Will Jason Bay flop in New York?
Sure you can argue that he's a career .280 hitter with legit 30 home run power, but Bay is 31 and has defensive abilities better suited to a designated hitter. Playing in cavernous Citi Field his defensive shortcomings will be highlighted while the major effects of his power will be somewhat blunted. Giving him a Gary Matthews type contract at this point in his career, especially when he's better suited to the American League, was a foolish move, especially when a better athlete with more upside like Matt Holliday is on the market.
The truth is this move didn't make baseball sense. It was a desperation move made by a team driven by media pressure to compete with the Yankees and Phillies even though they are not in any shape baseball-wise to do so.  And the Mets thinking apparently is that if you can't compete with those teams on the field, they'll at least throw their fans a bone by signing an expensive big name free agent, even if he doesn't fit the mold of what the Mets truly need.
That's the big truth -- Bay doesn't make the Mets much better. Maybe not even marginally better and he's totally irrelevant if the big bats on the team -- Jose Reyes, David Wright and Carlos Beltran -- don't bounce back big after the ugliness last season.
Perhaps even worse than that, Bay doesn't add to the core this team is built around. The best fans can hope for is that he won't just be another expensive albatross a year or two into his contract.
Diamondbacks Trade Worst Move of Offseason
By Daniel Paulling
It's difficult to spin this trade positively for the Diamondbacks. They dealt Max Scherzer, a developing starting pitcher with more strikeouts than innings pitched in his Major League career, and Daniel Schlereth, who could be a decent relief pitcher in the future, for two pitchers of questionable upside.

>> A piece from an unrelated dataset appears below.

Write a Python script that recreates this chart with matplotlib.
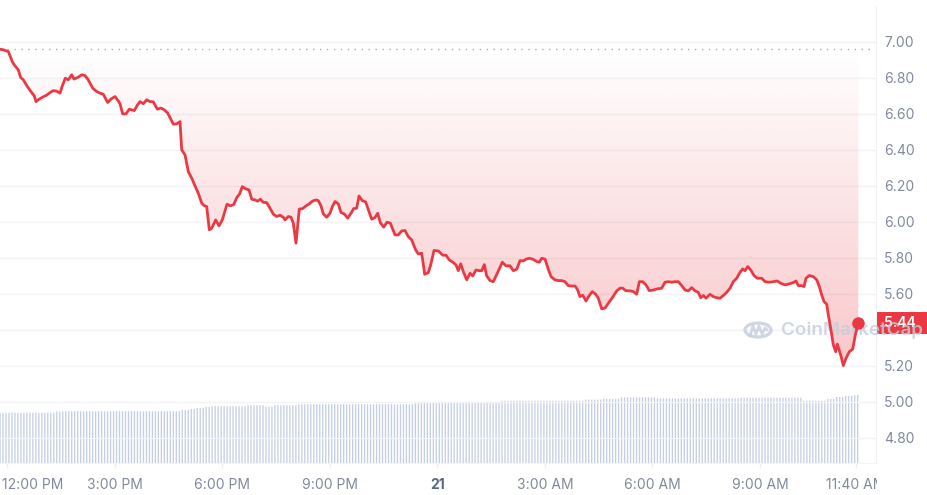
import numpy as np
import matplotlib
matplotlib.use("Agg")
import matplotlib.pyplot as plt
from matplotlib.patches import Rectangle, Circle
from matplotlib.transforms import blended_transform_factory, ScaledTranslation, Bbox, TransformedBbox

plt.rcParams['font.family'] = ['Inter', 'DejaVu Sans']

# hours since 12:00 PM (day 20) and price in USD
hours = [-0.195, -0.103, 0.036, 0.159, 0.223, 0.315, 0.382, 0.455, 0.566, 0.689,
         0.761, 0.809, 0.901, 0.996, 1.107, 1.199, 1.291, 1.386, 1.478, 1.553,
         1.626, 1.709, 1.804, 1.868, 1.988, 2.083, 2.175, 2.267, 2.390, 2.501,
         2.593, 2.685, 2.808, 2.900, 3.012, 3.104, 3.151, 3.226, 3.318, 3.411,
         3.550, 3.634, 3.709, 3.801, 3.896, 3.988, 4.080, 4.191, 4.294, 4.387,
         4.481, 4.565, 4.638, 4.732, 4.824, 4.872, 4.964, 5.056, 5.151, 5.243,
         5.335, 5.430, 5.494, 5.569, 5.642, 5.708, 5.820, 5.912, 6.004, 6.135,
         6.227, 6.322, 6.414, 6.489, 6.562, 6.657, 6.749, 6.824, 6.916, 6.991,
         7.064, 7.147, 7.242, 7.334, 7.426, 7.521, 7.613, 7.705, 7.753, 7.845,
         7.920, 7.984, 8.059, 8.151, 8.246, 8.338, 8.430, 8.514, 8.617, 8.681,
         8.756, 8.821, 8.915, 9.007, 9.083, 9.147, 9.239, 9.314, 9.406, 9.501,
         9.593, 9.668, 9.752, 9.816, 9.908, 10.003, 10.095, 10.170, 10.262, 10.338,
         10.410, 10.505, 10.597, 10.689, 10.820, 10.912, 11.007, 11.099, 11.191, 11.286,
         11.397, 11.470, 11.565, 11.648, 11.748, 11.815, 11.907, 12.027, 12.150, 12.242,
         12.334, 12.446, 12.521, 12.585, 12.652, 12.725, 12.820, 12.912, 12.987, 13.079,
         13.171, 13.238, 13.311, 13.377, 13.469, 13.561, 13.673, 13.812, 13.916, 14.027,
         14.120, 14.214, 14.306, 14.398, 14.473, 14.565, 14.660, 14.771, 14.844, 14.911,
         15.003, 15.095, 15.170, 15.282, 15.374, 15.469, 15.561, 15.653, 15.748, 15.840,
         15.904, 15.979, 16.054, 16.146, 16.230, 16.322, 16.417, 16.489, 16.584, 16.676,
         16.768, 16.891, 17.003, 17.095, 17.170, 17.254, 17.373, 17.466, 17.560, 17.633,
         17.728, 17.820, 17.912, 18.024, 18.135, 18.258, 18.350, 18.442, 18.537, 18.629,
         18.720, 18.815, 18.907, 19.000, 19.094, 19.186, 19.278, 19.345, 19.418, 19.493,
         19.604, 19.697, 19.791, 19.883, 19.975, 20.070, 20.162, 20.254, 20.349, 20.441,
         20.516, 20.580, 20.656, 20.739, 20.831, 20.924, 21.046, 21.138, 21.258, 21.370,
         21.481, 21.576, 21.696, 21.816, 21.927, 22.003, 22.067, 22.161, 22.226, 22.281,
         22.373, 22.485, 22.580, 22.652, 22.719, 22.784, 22.859, 22.903, 22.970, 23.043,
         23.110, 23.154, 23.249, 23.322, 23.397, 23.489, 23.584, 23.656, 23.740]

price = [6.959, 6.956, 6.946, 6.885, 6.867, 6.844, 6.802, 6.789, 6.752, 6.718,
         6.700, 6.668, 6.682, 6.693, 6.704, 6.718, 6.729, 6.726, 6.715, 6.761,
         6.798, 6.789, 6.817, 6.793, 6.804, 6.817, 6.813, 6.789, 6.743, 6.724,
         6.715, 6.709, 6.663, 6.682, 6.696, 6.672, 6.656, 6.600, 6.600, 6.626,
         6.618, 6.648, 6.668, 6.656, 6.678, 6.668, 6.667, 6.626, 6.632, 6.622,
         6.604, 6.571, 6.543, 6.544, 6.557, 6.400, 6.372, 6.279, 6.243, 6.200,
         6.159, 6.104, 6.091, 6.085, 5.956, 5.965, 6.011, 5.978, 6.011, 6.098,
         6.089, 6.096, 6.137, 6.156, 6.196, 6.183, 6.178, 6.126, 6.122, 6.115,
         6.126, 6.109, 6.107, 6.076, 6.043, 6.030, 6.037, 6.026, 6.011, 6.030,
         6.026, 5.993, 5.882, 6.071, 6.074, 6.089, 6.100, 6.115, 6.122, 6.118,
         6.089, 6.044, 6.026, 6.048, 6.089, 6.113, 6.100, 6.052, 6.044, 6.021,
         6.048, 6.074, 6.076, 6.144, 6.118, 6.111, 6.057, 6.015, 6.024, 6.048,
         5.996, 5.971, 5.998, 5.993, 5.928, 5.928, 5.950, 5.952, 5.918, 5.900,
         5.844, 5.822, 5.826, 5.709, 5.718, 5.761, 5.841, 5.839, 5.815, 5.815,
         5.789, 5.774, 5.761, 5.729, 5.767, 5.724, 5.678, 5.715, 5.700, 5.733,
         5.729, 5.729, 5.763, 5.700, 5.674, 5.668, 5.715, 5.776, 5.756, 5.756,
         5.729, 5.737, 5.785, 5.783, 5.793, 5.798, 5.793, 5.780, 5.776, 5.798,
         5.793, 5.737, 5.696, 5.678, 5.674, 5.674, 5.668, 5.646, 5.644, 5.644,
         5.626, 5.585, 5.593, 5.561, 5.589, 5.613, 5.598, 5.576, 5.517, 5.521,
         5.548, 5.582, 5.617, 5.632, 5.632, 5.618, 5.617, 5.613, 5.598, 5.668,
         5.668, 5.650, 5.618, 5.622, 5.628, 5.632, 5.665, 5.668, 5.665, 5.668,
         5.668, 5.646, 5.622, 5.617, 5.635, 5.617, 5.609, 5.579, 5.591, 5.576,
         5.598, 5.585, 5.579, 5.576, 5.591, 5.609, 5.632, 5.668, 5.687, 5.720,
         5.739, 5.729, 5.752, 5.733, 5.702, 5.687, 5.687, 5.668, 5.665, 5.668,
         5.672, 5.659, 5.650, 5.656, 5.663, 5.672, 5.646, 5.646, 5.641, 5.687,
         5.702, 5.696, 5.678, 5.641, 5.594, 5.557, 5.543, 5.483, 5.409, 5.317,
         5.279, 5.321, 5.261, 5.202, 5.243, 5.279, 5.294, 5.372, 5.440]

# volume (relative units), flat levels, each valid until vol_until
vol_until = [1.34, 4.87, 5.10, 5.30, 5.52, 5.66, 6.64, 7.14, 7.39, 8.11, 11.32,
             11.60, 13.75, 16.06, 16.62, 17.09, 18.10, 20.44, 22.20, 22.87, 23.09,
             23.37, 23.56, 23.80]
vol_level = [50.5, 52.0, 53.3, 54.3, 55.3, 56.3, 57.0, 58.0, 56.6, 58.0, 59.0,
             60.0, 61.3, 62.6, 63.6, 64.6, 66.0, 65.0, 65.6, 62.6, 64.3,
             66.3, 67.3, 68.3]

xtick_pos = [0, 3, 6, 9, 12, 15, 18, 21, 23.667]
xtick_lab = ["12:00 PM", "3:00 PM", "6:00 PM", "9:00 PM", "21",
             "3:00 AM", "6:00 AM", "9:00 AM", "11:40 AM"]
yticks = [4.8, 5.0, 5.2, 5.4, 5.6, 5.8, 6.0, 6.2, 6.4, 6.6, 6.8, 7.0]

RED = '#ea3943'
GREY = '#808a9d'
MARK = '#c5cddb'

hours = np.array(hours)
price = np.array(price)
base = price[0]

fig = plt.figure(figsize=(9.28, 4.95), dpi=100)
W, H = 928, 495
ax = fig.add_axes([0, 32 / H, 876 / W, 457 / H])
vax = fig.add_axes(ax.get_position(), sharex=ax)

# volume bars
bar_t = np.arange(hours[0], hours[-1] + 0.001, 5 / 60)
idx = np.searchsorted(vol_until, bar_t)
idx = np.clip(idx, 0, len(vol_level) - 1)
bar_v = np.array(vol_level)[idx]
vax.bar(bar_t, bar_v, width=0.036, color='#c4cee3', linewidth=0, snap=False)
vax.set_ylim(0, 459)
vax.axis('off')

ax.set_zorder(vax.get_zorder() + 1)
ax.patch.set_visible(False)

ax.set_xlim(-0.195, 24.233)
ax.set_ylim(4.661, 7.199)

# gradient fill between price and opening price
poly = ax.fill_between(hours, price, base, where=price <= base, interpolate=True,
                       facecolor='none', edgecolor='none')
grad = np.zeros((256, 1, 4))
grad[:, 0, 0] = 0xea / 255
grad[:, 0, 1] = 0x39 / 255
grad[:, 0, 2] = 0x43 / 255
grad[:, 0, 3] = np.linspace(0.0, 0.30, 256)[::-1]
img = ax.imshow(grad, aspect='auto', extent=[hours[0], hours[-1], 5.1, base],
                origin='lower', zorder=1)
img.set_clip_path(poly.get_paths()[0], transform=ax.transData)

ax.axhline(base, xmax=872 / 876, color='#a6adba', lw=1, linestyle=(0, (1, 4)), zorder=2)

ax.plot(hours, price, color=RED, lw=2.0, zorder=5, solid_joinstyle='round')
ax.plot(hours[-1], price[-1], 'o', color=RED, ms=8, zorder=6)

# grid and axes
ax.set_yticks(yticks)
ax.yaxis.tick_right()
ax.set_yticklabels(["" if abs(v - 5.4) < 1e-6 else f"{v:.2f}" for v in yticks])
ax.tick_params(axis='y', length=0, pad=6, labelsize=10, labelcolor=GREY)
ax.grid(axis='y', color='#f1f3f6', lw=1)
ax.set_axisbelow(True)

ax.set_xticks(xtick_pos)
ax.set_xticklabels(xtick_lab)
ax.tick_params(axis='x', length=3.5, width=1, color='#eceff3', pad=7,
               labelsize=10, labelcolor=GREY)
for sp in ['top', 'left']:
    ax.spines[sp].set_visible(False)
ax.spines['right'].set_color('#eff1f4')
ax.spines['bottom'].set_color('#f3f4f7')

labels = ax.get_xticklabels()
labels[0].set_horizontalalignment('left')
labels[0].set_transform(labels[0].get_transform() + ScaledTranslation(-5 / 100, 0, fig.dpi_scale_trans))
labels[4].set_fontweight('bold')
labels[4].set_color('#58667e')
clip = TransformedBbox(Bbox.from_extents(0, 0, 877 / W, 1), fig.transFigure)
labels[-1].set_clip_box(clip)
labels[-1].set_clip_on(True)

# last price box
tr = blended_transform_factory(ax.transAxes, ax.transData)
ax.add_patch(Rectangle((1.001, price[-1] - 0.061), 0.06, 0.122, transform=tr,
                       facecolor=RED, edgecolor='none', clip_on=False, zorder=3))
ax.text(1.0095, price[-1] - 0.003, f"{price[-1]:.2f}", transform=tr, color='white',
        fontsize=10, fontweight='semibold', va='center', ha='left', clip_on=False, zorder=3.5)

# watermark
ax.add_patch(Circle((758 / W, 165 / H), 13 / W, transform=fig.transFigure, fill=False,
                    edgecolor=MARK, lw=2.4, alpha=0.8, zorder=4, clip_on=False))
wx = np.array([750, 753, 756, 759, 762, 765, 767]) / W
wy = (495 - np.array([336, 326, 334, 326, 334, 328, 330])) / H
ax.plot(wx, wy, transform=fig.transFigure, color=MARK, lw=2.0, alpha=0.8,
        zorder=4, clip_on=False, solid_capstyle='round', solid_joinstyle='round')
ax.text(781 / W, 165 / H, "CoinMarketCap", transform=fig.transFigure, color=MARK,
        alpha=0.8, fontsize=13.5, fontweight='semibold', va='center', ha='left',
        zorder=4, clip_on=False)

fig.savefig("out.png", dpi=100)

Edwin Jackson is the centerpiece of this deal for the Diamondbacks. He looked superb last season, earning his first All-Star berth and making good on the promise he showed as a top-rated prospect coming through the Dodgers farm system. However, Jackson stumbled greatly down the stretch and finished with a 3.62 ERA with the Tigers.

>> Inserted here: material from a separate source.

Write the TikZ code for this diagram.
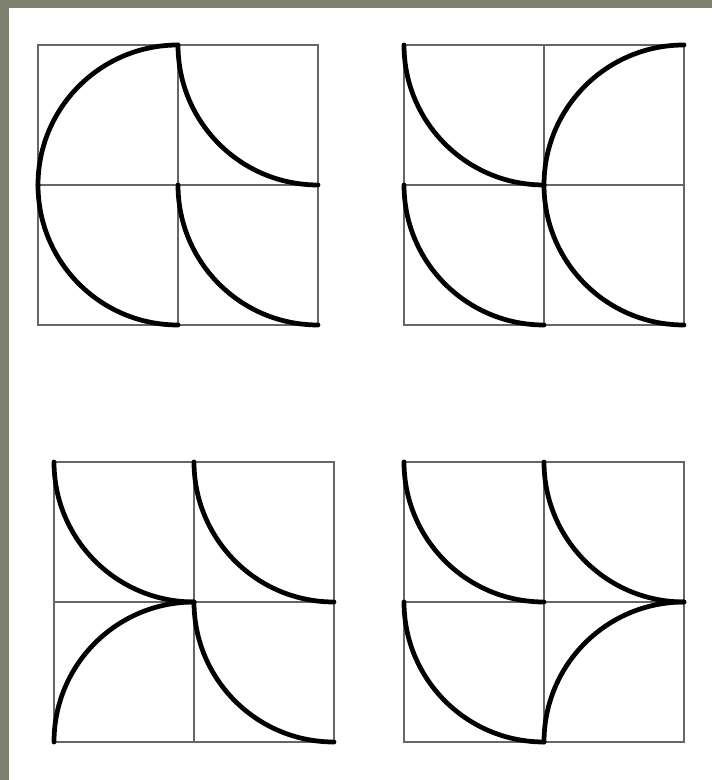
\documentclass[tikz,border=0pt]{standalone}
\usepackage{tikz}
\definecolor{Frame}{HTML}{80816E}
\definecolor{GridGray}{HTML}{666666}

\begin{document}
\begin{tikzpicture}[
  x=0.02cm,y=0.02cm,
  grid/.style={draw=GridGray,line width=0.9pt},
  curve/.style={draw=black,line width=2.7pt,line cap=round}
]
\fill[Frame] (0,0) rectangle (712,780);
\fill[white] (9,0) rectangle (712,772);
\useasboundingbox (0,0) rectangle (712,780);
\coordinate (p1) at (38,735);
\coordinate (p2) at (404,735);
\coordinate (p3) at (54,318);
\coordinate (p4) at (404,318);
% grids
\foreach \p in {p1,p2,p3,p4}{
  \begin{scope}[shift={(\p)}]
    \draw[grid] (0,0) rectangle (280,-280);
    \draw[grid] (140,0) -- (140,-280);
    \draw[grid] (0,-140) -- (280,-140);
  \end{scope}
}
% top left
\begin{scope}[shift={(p1)}]
  \draw[curve] (140,0) arc[start angle=90,end angle=180,radius=140];
  \draw[curve] (0,-140) arc[start angle=180,end angle=270,radius=140];
  \draw[curve] (140,0) arc[start angle=180,end angle=270,radius=140];
  \draw[curve] (140,-140) arc[start angle=180,end angle=270,radius=140];
\end{scope}
% top right
\begin{scope}[shift={(p2)}]
  \draw[curve] (0,0) arc[start angle=180,end angle=270,radius=140];
  \draw[curve] (0,-140) arc[start angle=180,end angle=270,radius=140];
  \draw[curve] (280,0) arc[start angle=90,end angle=180,radius=140];
  \draw[curve] (140,-140) arc[start angle=180,end angle=270,radius=140];
\end{scope}
% bottom left
\begin{scope}[shift={(p3)}]
  \draw[curve] (0,0) arc[start angle=180,end angle=270,radius=140];
  \draw[curve] (140,0) arc[start angle=180,end angle=270,radius=140];
  \draw[curve] (0,-280) arc[start angle=180,end angle=90,radius=140];
  \draw[curve] (140,-140) arc[start angle=180,end angle=270,radius=140];
\end{scope}
% bottom right
\begin{scope}[shift={(p4)}]
  \draw[curve] (0,0) arc[start angle=180,end angle=270,radius=140];
  \draw[curve] (140,0) arc[start angle=180,end angle=270,radius=140];
  \draw[curve] (0,-140) arc[start angle=180,end angle=270,radius=140];
  \draw[curve] (140,-280) arc[start angle=180,end angle=90,radius=140];
\end{scope}
\end{tikzpicture}
\end{document}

He is going to a weaker league, but the Diamondbacks would be foolish to expect him to out produce Scherzer's 2009 season (9-11, 4.12 ERA, 1.34 WHIP, nearly 3:1 K:BB ratio).
The Diamondbacks also acquired Ian Kennedy, a former Yankee who wasn't given much of an opportunity to stick with the Major League club. (To be fair, the Yankees can't give their young prospects much time to develop at the Major League level. Kennedy didn't produce, so he had to be sent down quickly.) There is some hype bubbling around Kennedy in that he has worked on his two-seam fastball in the Arizona Fall League, which could greatly improve his chances for success in 2010. I wouldn't buy too much into it.
The Diamondbacks made themselves noticeably weaker in this trade. They replaced Scherzer with an older pitcher who costs more and has less upside, while exchanging Schlereth for a starting pitcher who may or may not become a No. 5 pitcher in the future.
Seems like a lose-lose proposition to me.